Stem cell therapies may hold the cure to Alzheimer's, although so far that cure has been elusive. People who suffer from Alzheimer’s disease experience disorientation regarding time and place, changes in mood, personality and behavior, memory loss, difficulty solving problems or planning, and difficulty writing or performing other routine and familiar tasks. This progressive and irreversible brain disorder may affect judgment, initiative and social life, and can lead to physical symptoms such as vision problems.
Alzheimer’s affects mostly people aged 70 years and above, and is more common in women. It is the main risk factor for dementia among the elderly.
There is no known cure for Alzheimer's. Conventional treatments, both drug-based and non-drug strategies, may help with cognitive and behavioral symptoms, but have little to no effect on the disease's development over the long term. Current medications can’t stop Alzheimer’s from progressing, but they can temporary lessen symptoms like confusion and memory loss.
Although there have been attempts to find a remedy for Alzheimer's, and despite the fact that scientists have managed to effectively treat lab animals with drug-based treatments, no animal model has managed to truly mimic its symptoms as they manifest in humans. Remedies that worked in lab animals have failed to work in humans; for this reason, scientists decided to try a different approach by exploring the possibilities of stem cells therapies in Alzheimer’s treatments.
Can Stem cells develop new Alzheimer’s treatments?
Alzheimer’s disease affects neurons in all parts of the brain, and the complexity of this condition makes it difficult to create a model that perfectly mimics its manifestations. At least in theory, stem cells could be used for treating this condition by transplanting neural stem cells into the patient’s brain in an attempt to generate healthy new neurons to replace dead and damaged neurons. It remains unclear whether the brain would be able to integrate the transplanted cells, and if the neural stem cells are able to travel to the damaged areas.
Another great challenge is producing the different types of neurons needed to replace the damaged cells, and to find a way to stimulate the renewal of the lost connections between neural cells. Even if the transplanted cells survive and find their way to the damaged areas, they might become damaged by proteins that build up in the brain—the same proteins that cause the disease in the first place, which means any effects of a stem cell transplant could be only temporary.
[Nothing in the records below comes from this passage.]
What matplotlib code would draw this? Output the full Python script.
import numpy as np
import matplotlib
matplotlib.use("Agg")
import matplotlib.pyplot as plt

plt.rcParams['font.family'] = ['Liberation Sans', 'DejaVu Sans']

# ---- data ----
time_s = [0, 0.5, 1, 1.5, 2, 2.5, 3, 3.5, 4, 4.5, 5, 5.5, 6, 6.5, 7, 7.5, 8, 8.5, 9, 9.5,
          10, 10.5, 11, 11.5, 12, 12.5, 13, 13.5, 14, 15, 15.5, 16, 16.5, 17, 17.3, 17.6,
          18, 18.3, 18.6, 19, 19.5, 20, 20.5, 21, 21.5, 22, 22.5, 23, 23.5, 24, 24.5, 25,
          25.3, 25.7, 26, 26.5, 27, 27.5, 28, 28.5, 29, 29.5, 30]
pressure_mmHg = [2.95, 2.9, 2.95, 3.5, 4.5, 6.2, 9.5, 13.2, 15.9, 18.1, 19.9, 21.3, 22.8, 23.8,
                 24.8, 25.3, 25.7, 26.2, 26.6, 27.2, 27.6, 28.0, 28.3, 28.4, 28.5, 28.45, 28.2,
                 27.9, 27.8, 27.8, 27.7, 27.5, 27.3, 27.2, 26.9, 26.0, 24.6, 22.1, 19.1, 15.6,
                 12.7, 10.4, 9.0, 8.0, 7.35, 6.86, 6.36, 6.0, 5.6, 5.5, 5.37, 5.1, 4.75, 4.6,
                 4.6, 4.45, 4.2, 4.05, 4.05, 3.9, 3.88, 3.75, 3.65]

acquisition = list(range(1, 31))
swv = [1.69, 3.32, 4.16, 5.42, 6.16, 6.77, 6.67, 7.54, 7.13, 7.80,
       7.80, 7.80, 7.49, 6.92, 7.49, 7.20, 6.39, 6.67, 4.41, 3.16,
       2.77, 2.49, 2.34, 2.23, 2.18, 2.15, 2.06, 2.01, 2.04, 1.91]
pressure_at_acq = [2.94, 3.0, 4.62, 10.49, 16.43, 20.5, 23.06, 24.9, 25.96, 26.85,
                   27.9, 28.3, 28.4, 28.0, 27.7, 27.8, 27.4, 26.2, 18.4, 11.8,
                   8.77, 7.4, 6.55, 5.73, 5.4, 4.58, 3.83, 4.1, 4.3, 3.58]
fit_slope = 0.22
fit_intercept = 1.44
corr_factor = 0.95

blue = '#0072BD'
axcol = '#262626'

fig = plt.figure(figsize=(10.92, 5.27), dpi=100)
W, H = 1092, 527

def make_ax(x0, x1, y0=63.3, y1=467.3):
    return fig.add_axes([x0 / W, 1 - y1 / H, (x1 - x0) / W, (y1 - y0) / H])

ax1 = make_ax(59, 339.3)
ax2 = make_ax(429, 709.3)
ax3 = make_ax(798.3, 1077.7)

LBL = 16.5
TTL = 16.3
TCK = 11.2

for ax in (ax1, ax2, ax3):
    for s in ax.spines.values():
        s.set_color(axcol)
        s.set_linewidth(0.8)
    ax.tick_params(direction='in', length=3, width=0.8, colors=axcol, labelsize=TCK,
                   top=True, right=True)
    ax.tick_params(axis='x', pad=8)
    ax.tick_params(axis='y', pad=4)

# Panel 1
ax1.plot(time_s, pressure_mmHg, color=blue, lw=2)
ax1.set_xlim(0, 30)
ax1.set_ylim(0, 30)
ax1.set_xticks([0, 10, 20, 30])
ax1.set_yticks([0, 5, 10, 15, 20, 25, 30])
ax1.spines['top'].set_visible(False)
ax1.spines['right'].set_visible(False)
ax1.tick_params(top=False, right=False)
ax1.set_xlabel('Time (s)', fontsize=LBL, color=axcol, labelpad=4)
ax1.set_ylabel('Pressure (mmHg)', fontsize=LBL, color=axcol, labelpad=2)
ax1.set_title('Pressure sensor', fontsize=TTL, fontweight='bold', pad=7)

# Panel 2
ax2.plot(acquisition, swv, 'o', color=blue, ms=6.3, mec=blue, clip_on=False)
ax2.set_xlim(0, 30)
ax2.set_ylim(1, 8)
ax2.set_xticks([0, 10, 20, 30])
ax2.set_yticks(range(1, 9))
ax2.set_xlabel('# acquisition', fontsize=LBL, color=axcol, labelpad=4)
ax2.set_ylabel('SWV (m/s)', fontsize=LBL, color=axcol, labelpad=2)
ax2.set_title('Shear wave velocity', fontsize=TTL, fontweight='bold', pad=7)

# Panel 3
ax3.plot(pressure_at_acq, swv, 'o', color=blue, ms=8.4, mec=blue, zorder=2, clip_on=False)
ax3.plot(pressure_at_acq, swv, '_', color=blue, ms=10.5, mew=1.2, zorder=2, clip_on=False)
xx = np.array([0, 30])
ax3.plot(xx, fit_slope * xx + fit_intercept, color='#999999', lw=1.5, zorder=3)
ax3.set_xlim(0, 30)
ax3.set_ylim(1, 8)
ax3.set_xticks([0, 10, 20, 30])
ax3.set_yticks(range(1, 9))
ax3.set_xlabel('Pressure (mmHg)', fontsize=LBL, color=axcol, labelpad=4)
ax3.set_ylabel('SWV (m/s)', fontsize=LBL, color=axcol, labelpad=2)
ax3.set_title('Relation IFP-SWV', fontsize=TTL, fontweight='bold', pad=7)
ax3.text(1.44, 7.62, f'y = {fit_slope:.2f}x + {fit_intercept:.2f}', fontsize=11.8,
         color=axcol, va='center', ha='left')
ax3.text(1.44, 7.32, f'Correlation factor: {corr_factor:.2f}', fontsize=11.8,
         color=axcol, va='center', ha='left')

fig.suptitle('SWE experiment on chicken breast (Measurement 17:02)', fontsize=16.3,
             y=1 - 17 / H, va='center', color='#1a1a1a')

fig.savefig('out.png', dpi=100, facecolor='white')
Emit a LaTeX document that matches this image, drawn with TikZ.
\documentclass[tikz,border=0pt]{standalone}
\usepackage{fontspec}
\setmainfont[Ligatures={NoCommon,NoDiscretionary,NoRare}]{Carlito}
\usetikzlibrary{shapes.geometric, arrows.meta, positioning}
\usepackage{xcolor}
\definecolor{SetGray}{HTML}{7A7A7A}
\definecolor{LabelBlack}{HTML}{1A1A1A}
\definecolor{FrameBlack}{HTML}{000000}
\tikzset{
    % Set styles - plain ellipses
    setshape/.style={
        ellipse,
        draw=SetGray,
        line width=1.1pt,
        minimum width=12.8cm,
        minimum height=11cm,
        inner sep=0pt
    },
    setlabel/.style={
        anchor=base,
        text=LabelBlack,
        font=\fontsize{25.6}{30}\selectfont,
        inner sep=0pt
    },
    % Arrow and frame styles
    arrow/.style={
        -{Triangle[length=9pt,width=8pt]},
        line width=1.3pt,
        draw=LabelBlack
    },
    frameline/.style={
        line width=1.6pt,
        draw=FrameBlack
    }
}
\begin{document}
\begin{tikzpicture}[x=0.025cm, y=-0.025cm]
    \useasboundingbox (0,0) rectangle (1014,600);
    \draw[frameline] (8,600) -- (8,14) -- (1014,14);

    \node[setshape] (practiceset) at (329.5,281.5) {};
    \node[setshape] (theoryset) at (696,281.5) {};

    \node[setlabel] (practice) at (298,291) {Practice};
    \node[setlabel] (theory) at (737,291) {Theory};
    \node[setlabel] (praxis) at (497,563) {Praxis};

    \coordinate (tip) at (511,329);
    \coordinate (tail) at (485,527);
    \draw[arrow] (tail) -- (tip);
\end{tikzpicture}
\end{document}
A different approach would be to use stem cells for delivering neurotrophins to the brain. Neurotrophin proteins support the growth and survival of neurons, but in patients with Alzheimer’s, they’re produced in amounts too low to contribute such support. Neural stem cells can produce such cells, and in mice tests this method did prove helpful; scientists observed some improvements in memory in mice treated with stem cells.
Mesenchymal stem cells could also be used for treating Alzheimer's—not to replace damaged neurons, but to heal them. Mesenchymal stem cells may exert anti-inflammatory effects and may help ameliorate the symptoms of Alzheimer’s, but there’s no study at the moment to prove their safety or effectiveness in this condition .
Although clinical trials and studies on Alzheimer’s disease treatment to date have a high failure rate, the use of stem cells may be helpful for studying the behavior of brain cells damaged by the condition, as well as for testing various therapeutic approaches and predicting which treatment may help Alzheimer’s patients.
Researchers from the Harvard Stem Cells Institute took skin cells from Alzheimer's patients and reprogramed them to create induced pluripotent stem cells (iPSC); obtained cells were grown in special lab conditions and were found to release the same proteins that form plaque in Alzheimer’s patients . This may give scientists the opportunity to study the behavior of Alzheimer’s-affected cells and to search for and test new remedies.
Asian scientists managed to turn human fibroblasts into neuronal cells using a chemical cocktail of small molecules . These findings may provide an alternative strategy for modeling the neurodegenerative disorder, which may help scientists understand the mechanisms behind this condition. It may also play an important role in identifying new stem cell based treatments.